Clearly, the enthusiasm to build and rehabilitate more roads across the country is alive and burning in the heart of the minister and his officials but a gamut of challenges far beyond the reach of the government all combine to deny them the leverage to do so. The major challenge is that all the ingredients needed to deliver good roads across the country are not readily available simultaneously because as could be seen across the land if the money is available, inclement weather coupled with ceaseless litigation by communities over land ownership and compensation for makeshift structures, shrines and totems would work against the system.

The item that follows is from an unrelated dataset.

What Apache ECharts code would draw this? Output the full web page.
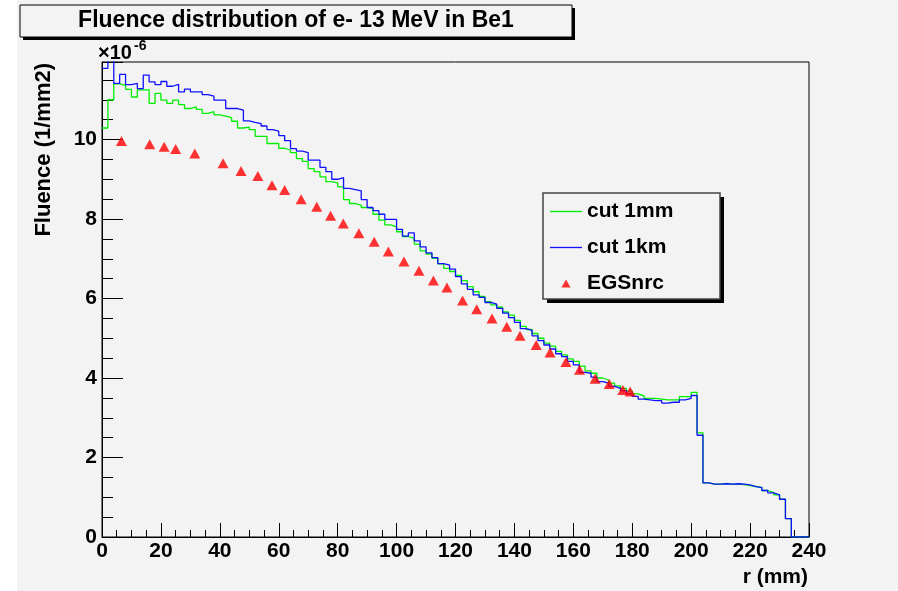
<!DOCTYPE html>
<html>
<head>
<meta charset="utf-8">
<script src="https://cdn.jsdelivr.net/npm/echarts@6/dist/echarts.min.js"></script>
<style>
html,body{margin:0;padding:0;background:#fff;}
#chart{width:898px;height:591px;background:linear-gradient(to right,#ffffff 17px,#f3f3f3 17px);}
</style>
</head>
<body>
<div id="chart"></div>
<script>
// ---- data (values in units of 1e-6 per mm2) ----
const binWidth = 2; // mm
const cut1mm = [
10.29, 11.00, 11.40, 11.36, 11.26, 11.07, 11.25, 11.25, 10.91, 11.16,
10.99, 10.91, 10.99, 10.88, 10.78, 10.82, 10.76, 10.66, 10.70, 10.62,
10.59, 10.55, 10.46, 10.29, 10.31, 10.25, 10.08, 10.08, 9.90, 9.90,
9.78, 9.73, 9.67, 9.52, 9.45, 9.27, 9.19, 9.06, 8.94, 8.91,
8.81, 8.49, 8.39, 8.35, 8.29, 8.27, 8.12, 7.97, 7.85, 7.80,
7.68, 7.56, 7.51, 7.37, 7.20, 7.12, 7.01, 6.87, 6.76, 6.68,
6.58, 6.45, 6.30, 6.17, 6.05, 5.92, 5.84, 5.78, 5.66, 5.58,
5.45, 5.30, 5.22, 5.12, 5.00, 4.88, 4.80, 4.67, 4.58, 4.48,
4.42, 4.30, 4.18, 4.12, 4.00, 3.95, 3.87, 3.80, 3.74, 3.67,
3.60, 3.55, 3.49, 3.49, 3.47, 3.45, 3.45, 3.45, 3.53, 3.53,
3.64, 2.62, 1.36, 1.33, 1.33, 1.35, 1.33, 1.33, 1.32, 1.29,
1.27, 1.25, 1.17, 1.12, 1.06, 0.95, 0.46, 0, 0, 0
];
const cut1km = [
11.79, 12.20, 11.41, 11.64, 11.38, 11.41, 11.28, 11.62, 11.45, 11.38,
11.46, 11.34, 11.39, 11.20, 11.27, 11.20, 11.20, 11.13, 11.09, 10.99,
10.99, 10.78, 10.78, 10.74, 10.47, 10.43, 10.40, 10.34, 10.25, 10.21,
10.10, 9.97, 9.77, 9.71, 9.67, 9.48, 9.48, 9.30, 9.19, 9.00,
9.04, 8.77, 8.74, 8.71, 8.49, 8.29, 8.21, 8.12, 7.99, 7.99,
7.74, 7.57, 7.65, 7.45, 7.30, 7.15, 7.03, 6.88, 6.84, 6.74,
6.55, 6.37, 6.23, 6.09, 6.03, 5.90, 5.86, 5.75, 5.63, 5.52,
5.40, 5.24, 5.20, 5.06, 4.94, 4.83, 4.73, 4.61, 4.54, 4.42,
4.33, 4.14, 4.12, 4.02, 3.91, 3.87, 3.79, 3.74, 3.68, 3.60,
3.54, 3.47, 3.45, 3.43, 3.43, 3.37, 3.39, 3.39, 3.45, 3.49,
3.56, 2.56, 1.36, 1.33, 1.33, 1.34, 1.33, 1.34, 1.33, 1.31,
1.27, 1.24, 1.17, 1.11, 1.06, 0.95, 0.46, 0, 0, 0
];
const egsR = [6.6, 16.2, 21.1, 25.0, 31.5, 41.1, 47.2, 52.9, 57.7, 62.0,
  67.6, 72.9, 77.6, 81.9, 87.2, 92.4, 97.2, 102.5, 107.6, 112.5,
  117.1, 122.4, 127.2, 132.4, 137.4, 141.9, 147.4, 152.1, 157.5, 162.1,
  167.4, 172.2, 176.8, 179.3];
const egsV = [9.96, 9.88, 9.82, 9.76, 9.65, 9.40, 9.21, 9.08, 8.85, 8.73,
  8.50, 8.31, 8.08, 7.89, 7.64, 7.43, 7.18, 6.93, 6.70, 6.45,
  6.28, 5.95, 5.73, 5.50, 5.29, 5.06, 4.83, 4.64, 4.40, 4.21,
  3.98, 3.85, 3.70, 3.66];
const seriesNames = ['cut 1mm', 'cut 1km', 'EGSnrc'];
const titleText = 'Fluence distribution of e- 13 MeV in Be1';
const xName = 'r (mm)';
const yName = 'Fluence (1/mm2)';
const yScaleBase = '×10';
const yScaleExp = '-6';

// ---- build ----
function histPoints(arr) {
  const pts = arr.map((v, i) => [i * binWidth, v]);
  pts.push([arr.length * binWidth, arr[arr.length - 1]]);
  return pts;
}
const BG = '#f3f3f3';
const FONT = 'Liberation Sans, Arial, sans-serif';
const GREEN = '#00ee00', BLUE = '#1010ff', RED = '#ff0000';
const LINE_ICON = 'path://M0,0 H32 V1.3 H0 Z';
const TRI_ICON = 'path://M4,0 L8,7 L0,7 Z';
const chart = echarts.init(document.getElementById('chart'), null, {renderer: 'canvas'});
chart.setOption({
  animation: false,
  backgroundColor: 'transparent',
  title: {
    text: titleText, left: 296, top: 9, textAlign: 'center', padding: 0,
    textStyle: {fontFamily: FONT, fontWeight: 'bold', fontSize: 23, color: '#000'}
  },
  legend: {
    orient: 'vertical', left: 543, top: 193, padding: [8, 10, 5, 7],
    itemWidth: 32, itemHeight: 8, itemGap: 15, symbolKeepAspect: true,
    data: [
      {name: seriesNames[0], icon: LINE_ICON, itemStyle: {color: GREEN}},
      {name: seriesNames[1], icon: LINE_ICON, itemStyle: {color: BLUE}},
      {name: seriesNames[2], icon: TRI_ICON, itemStyle: {color: RED}}
    ],
    textStyle: {fontFamily: FONT, fontWeight: 'bold', fontSize: 21, color: '#000'},
    selectedMode: false
  },
  grid: {left: 102, top: 62, width: 707, height: 475, show: true, borderColor: '#000', borderWidth: 1, backgroundColor: 'transparent'},
  xAxis: {
    type: 'value', min: 0, max: 240, interval: 20,
    axisLine: {lineStyle: {color: '#000', width: 1}},
    axisTick: {inside: true, length: 14, lineStyle: {color: '#000'}},
    minorTick: {show: true, splitNumber: 4, length: 7, lineStyle: {color: '#000'}},
    splitLine: {show: false},
    axisLabel: {color: '#000', fontFamily: FONT, fontWeight: 'bold', fontSize: 21, margin: 4}
  },
  yAxis: {
    type: 'value', min: 0, max: 11.95, interval: 2,
    axisLine: {show: true, lineStyle: {color: '#000', width: 1}},
    axisTick: {show: true, inside: true, length: 21, lineStyle: {color: '#000'}},
    minorTick: {show: true, splitNumber: 4, length: 11, lineStyle: {color: '#000'}},
    splitLine: {show: false},
    axisLabel: {color: '#000', fontFamily: FONT, fontWeight: 'bold', fontSize: 21, margin: 5,
      showMaxLabel: false,
      formatter: v => (Math.abs(v / 2 - Math.round(v / 2)) < 1e-6 ? String(v) : '')}
  },
  graphic: [
    {type: 'rect', shape: {x: 23, y: 8, width: 552, height: 32}, style: {fill: '#000'}, z: -2},
    {type: 'rect', shape: {x: 20, y: 5, width: 552, height: 32}, style: {fill: BG, stroke: '#000', lineWidth: 1}, z: -1},
    {type: 'rect', shape: {x: 547, y: 197, width: 177, height: 106}, style: {fill: '#000'}, z: -2},
    {type: 'rect', shape: {x: 543, y: 193, width: 177, height: 106}, style: {fill: BG, stroke: '#444', lineWidth: 1.5}, z: -1},
    {type: 'text', x: 44, y: 63, rotation: Math.PI / 2,
      style: {text: yName, fill: '#000', font: 'bold 22px ' + FONT, textAlign: 'right', textVerticalAlign: 'middle'}},
    {type: 'text', x: 808, y: 577,
      style: {text: xName, fill: '#000', font: 'bold 21px ' + FONT, textAlign: 'right', textVerticalAlign: 'middle'}},
    {type: 'text', x: 98, y: 53, z: 10,
      style: {text: yScaleBase, fill: '#000', font: 'bold 20px ' + FONT, textAlign: 'left', textVerticalAlign: 'middle'}},
    {type: 'text', x: 134, y: 46, z: 10,
      style: {text: yScaleExp, fill: '#000', font: 'bold 14px ' + FONT, textAlign: 'left', textVerticalAlign: 'middle'}}
  ],
  series: [
    {name: seriesNames[0], type: 'line', step: 'end', data: histPoints(cut1mm), symbol: 'none', showSymbol: false,
      lineStyle: {color: GREEN, width: 1.3}, itemStyle: {color: GREEN}, clip: true, z: 2},
    {name: seriesNames[1], type: 'line', step: 'end', data: histPoints(cut1km), symbol: 'none', showSymbol: false,
      lineStyle: {color: BLUE, width: 1.3}, itemStyle: {color: BLUE}, clip: true, z: 3},
    {name: seriesNames[2], type: 'scatter', data: egsR.map((r, i) => [r, egsV[i]]), symbol: 'triangle', symbolSize: [11, 10],
      itemStyle: {color: RED}, z: 4}
  ]
});
</script>
</body>
</html>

Despite these challenges, Fashola maintains a calm disposition to his work, praying that a time will come when all parts of Nigerian will have unhindered access to good roads and be able to enjoy the full benefits of the investments that the Buhari administration is making today in infrastructure. Roads do not last forever and we must bear in mind that the day we begin to use a road, it is actually depreciating from that moment and we need to continuously find ways and means of repairing and rehabilitating them in order not to fail us,” the minister said. Throughout the five-day journey that took us from Benin to Asaba, Port Harcourt, Owerri, Aba, Uyo, Ikot Ekpene, Calabar and Ugep, Fashola never failed to crack a joke that provided relief to the stress on the long trip and he never left his seat in the bus despite the many SUVs that he should have enjoyed as a minister of the federal republic of Nigeria.
But, surprisingly, he chose to ride in the bus with the people, enduring the ache in the process. From the time he was governor till date he remains a man of the people.